What is expected >> Set down the full listing exactly as given. Any pictures are to be left out.

** BEGIN Collected material **

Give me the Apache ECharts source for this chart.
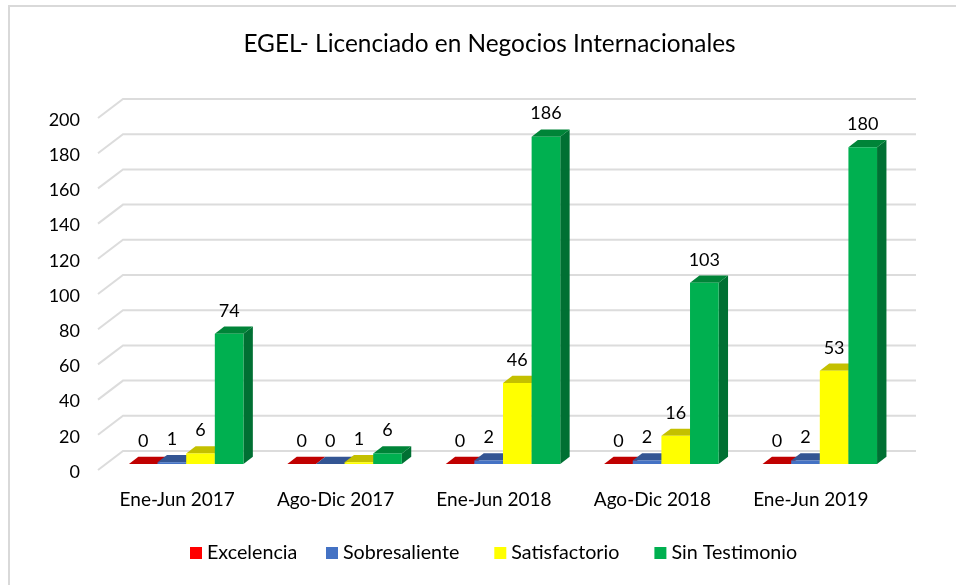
<!DOCTYPE html>
<html>
<head>
<meta charset="utf-8">
<style>html,body{margin:0;padding:0;background:#fff}#c{width:956px;height:585px}</style>
<script src="https://cdn.jsdelivr.net/npm/echarts@6/dist/echarts.min.js"></script>
</head>
<body>
<div id="c"></div>
<script>
var categories = ['Ene-Jun 2017', 'Ago-Dic 2017', 'Ene-Jun 2018', 'Ago-Dic 2018', 'Ene-Jun 2019'];
var excelencia = [0, 0, 0, 0, 0];
var sobresaliente = [1, 0, 2, 2, 2];
var satisfactorio = [6, 1, 46, 16, 53];
var sinTestimonio = [74, 6, 186, 103, 180];
var yTicks = [0, 20, 40, 60, 80, 100, 120, 140, 160, 180, 200];
var FONT = 'Lato';
var chart = echarts.init(document.getElementById('c'), null, {renderer: 'canvas'});

function bar(name, values, idx, front, top, side) {
  return {
    name: name, type: 'custom', coordinateSystem: 'cartesian2d',
    itemStyle: {color: front},
    encode: {x: 0, y: 1},
    data: values.map(function (v, i) { return [i, v]; }),
    renderItem: function (params, api) {
      var base = api.coord([api.value(0), 0]);
      var head = api.coord([api.value(0), api.value(1)]);
      var band = api.size([1, 0])[0];
      var w = band * 0.1807;
      var x = base[0] + 9 - 2 * w + idx * w;
      var y0 = base[1] - 8, y1 = head[1] - 8, dx = 9.4, dy = 7.2;
      var kids = [
        {type: 'polygon', shape: {points: [[x + w, y0], [x + w + dx, y0 - dy], [x + w + dx, y1 - dy], [x + w, y1]]}, style: {fill: side}},
        {type: 'polygon', shape: {points: [[x, y1], [x + dx, y1 - dy], [x + w + dx, y1 - dy], [x + w, y1]]}, style: {fill: top}},
        {type: 'rect', shape: {x: x, y: y1, width: w, height: y0 - y1}, style: {fill: front}},
        {type: 'text', style: {text: String(api.value(1)), x: x + w / 2, y: y1 - 23, align: 'center', verticalAlign: 'middle', font: '18px ' + FONT, fill: '#000'}}
      ];
      return {type: 'group', children: kids};
    }
  };
}

var gridSeries = {
  name: 'grid', type: 'custom', coordinateSystem: 'cartesian2d', silent: true, z: 0,
  encode: {x: 0, y: 1},
  data: yTicks.map(function (t) { return [0, t]; }),
  renderItem: function (params, api) {
    var p = api.coord([0, api.value(1)]);
    var s = params.coordSys;
    var y = p[1] - 2;
    return {type: 'polyline', shape: {points: [[s.x, y], [s.x + 25, y - 19], [s.x + s.width + 26, y - 19]]},
      style: {stroke: '#DCDCDC', lineWidth: 2, fill: null}};
  }
};

var legendText = {fontFamily: FONT, fontSize: 19.7, color: '#000'};

chart.setOption({
  animation: false,
  backgroundColor: '#fff',
  textStyle: {fontFamily: FONT},
  title: {text: 'EGEL- Licenciado en Negocios Internacionales', left: 484.5, textAlign: 'center', top: 27,
    textStyle: {fontFamily: FONT, fontSize: 24.4, fontWeight: 'normal', color: '#000'}},
  legend: [
    {data: ['Excelencia'], left: 185, top: 538, itemWidth: 12, itemHeight: 12, icon: 'rect', textStyle: legendText},
    {data: ['Sobresaliente', 'Satisfactorio', 'Sin Testimonio'], left: 321, top: 538, itemWidth: 12, itemHeight: 12, itemGap: 35, icon: 'rect', textStyle: legendText}
  ],
  graphic: [{type: 'polyline', silent: true, z: -1, shape: {points: [[9, 585], [9, 6], [956, 6]]}, style: {fill: null, stroke: '#D9D9D9', lineWidth: 2}}],
  grid: {left: 98, width: 792, top: 120, height: 352},
  xAxis: {type: 'category', data: categories, axisLine: {show: false}, axisTick: {show: false}, splitLine: {show: false},
    axisLabel: {fontFamily: FONT, fontSize: 19, color: '#000', margin: 18}},
  yAxis: {type: 'value', min: 0, max: 200, interval: 20, axisLine: {show: false}, axisTick: {show: false}, splitLine: {show: false},
    axisLabel: {fontFamily: FONT, fontSize: 18, color: '#000', margin: 18}},
  series: [gridSeries,
    bar('Excelencia', excelencia, 0, '#FF0000', '#C00000', '#A00000'),
    bar('Sobresaliente', sobresaliente, 1, '#4472C4', '#335593', '#2A4A80'),
    bar('Satisfactorio', satisfactorio, 2, '#FFFF00', '#C4C000', '#A0A000'),
    bar('Sin Testimonio', sinTestimonio, 3, '#00B050', '#008438', '#007033')]
});
</script>
</body>
</html>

** END Collected material **

Expected answer >>
Give me the Apache ECharts source for this chart.
<!DOCTYPE html>
<html>
<head>
<meta charset="utf-8">
<style>html,body{margin:0;padding:0;background:#fff}#c{width:956px;height:585px}</style>
<script src="https://cdn.jsdelivr.net/npm/echarts@6/dist/echarts.min.js"></script>
</head>
<body>
<div id="c"></div>
<script>
var categories = ['Ene-Jun 2017', 'Ago-Dic 2017', 'Ene-Jun 2018', 'Ago-Dic 2018', 'Ene-Jun 2019'];
var excelencia = [0, 0, 0, 0, 0];
var sobresaliente = [1, 0, 2, 2, 2];
var satisfactorio = [6, 1, 46, 16, 53];
var sinTestimonio = [74, 6, 186, 103, 180];
var yTicks = [0, 20, 40, 60, 80, 100, 120, 140, 160, 180, 200];
var FONT = 'Lato';
var chart = echarts.init(document.getElementById('c'), null, {renderer: 'canvas'});

function bar(name, values, idx, front, top, side) {
  return {
    name: name, type: 'custom', coordinateSystem: 'cartesian2d',
    itemStyle: {color: front},
    encode: {x: 0, y: 1},
    data: values.map(function (v, i) { return [i, v]; }),
    renderItem: function (params, api) {
      var base = api.coord([api.value(0), 0]);
      var head = api.coord([api.value(0), api.value(1)]);
      var band = api.size([1, 0])[0];
      var w = band * 0.1807;
      var x = base[0] + 9 - 2 * w + idx * w;
      var y0 = base[1] - 8, y1 = head[1] - 8, dx = 9.4, dy = 7.2;
      var kids = [
        {type: 'polygon', shape: {points: [[x + w, y0], [x + w + dx, y0 - dy], [x + w + dx, y1 - dy], [x + w, y1]]}, style: {fill: side}},
        {type: 'polygon', shape: {points: [[x, y1], [x + dx, y1 - dy], [x + w + dx, y1 - dy], [x + w, y1]]}, style: {fill: top}},
        {type: 'rect', shape: {x: x, y: y1, width: w, height: y0 - y1}, style: {fill: front}},
        {type: 'text', style: {text: String(api.value(1)), x: x + w / 2, y: y1 - 23, align: 'center', verticalAlign: 'middle', font: '18px ' + FONT, fill: '#000'}}
      ];
      return {type: 'group', children: kids};
    }
  };
}

var gridSeries = {
  name: 'grid', type: 'custom', coordinateSystem: 'cartesian2d', silent: true, z: 0,
  encode: {x: 0, y: 1},
  data: yTicks.map(function (t) { return [0, t]; }),
  renderItem: function (params, api) {
    var p = api.coord([0, api.value(1)]);
    var s = params.coordSys;
    var y = p[1] - 2;
    return {type: 'polyline', shape: {points: [[s.x, y], [s.x + 25, y - 19], [s.x + s.width + 26, y - 19]]},
      style: {stroke: '#DCDCDC', lineWidth: 2, fill: null}};
  }
};

var legendText = {fontFamily: FONT, fontSize: 19.7, color: '#000'};

chart.setOption({
  animation: false,
  backgroundColor: '#fff',
  textStyle: {fontFamily: FONT},
  title: {text: 'EGEL- Licenciado en Negocios Internacionales', left: 484.5, textAlign: 'center', top: 27,
    textStyle: {fontFamily: FONT, fontSize: 24.4, fontWeight: 'normal', color: '#000'}},
  legend: [
    {data: ['Excelencia'], left: 185, top: 538, itemWidth: 12, itemHeight: 12, icon: 'rect', textStyle: legendText},
    {data: ['Sobresaliente', 'Satisfactorio', 'Sin Testimonio'], left: 321, top: 538, itemWidth: 12, itemHeight: 12, itemGap: 35, icon: 'rect', textStyle: legendText}
  ],
  graphic: [{type: 'polyline', silent: true, z: -1, shape: {points: [[9, 585], [9, 6], [956, 6]]}, style: {fill: null, stroke: '#D9D9D9', lineWidth: 2}}],
  grid: {left: 98, width: 792, top: 120, height: 352},
  xAxis: {type: 'category', data: categories, axisLine: {show: false}, axisTick: {show: false}, splitLine: {show: false},
    axisLabel: {fontFamily: FONT, fontSize: 19, color: '#000', margin: 18}},
  yAxis: {type: 'value', min: 0, max: 200, interval: 20, axisLine: {show: false}, axisTick: {show: false}, splitLine: {show: false},
    axisLabel: {fontFamily: FONT, fontSize: 18, color: '#000', margin: 18}},
  series: [gridSeries,
    bar('Excelencia', excelencia, 0, '#FF0000', '#C00000', '#A00000'),
    bar('Sobresaliente', sobresaliente, 1, '#4472C4', '#335593', '#2A4A80'),
    bar('Satisfactorio', satisfactorio, 2, '#FFFF00', '#C4C000', '#A0A000'),
    bar('Sin Testimonio', sinTestimonio, 3, '#00B050', '#008438', '#007033')]
});
</script>
</body>
</html>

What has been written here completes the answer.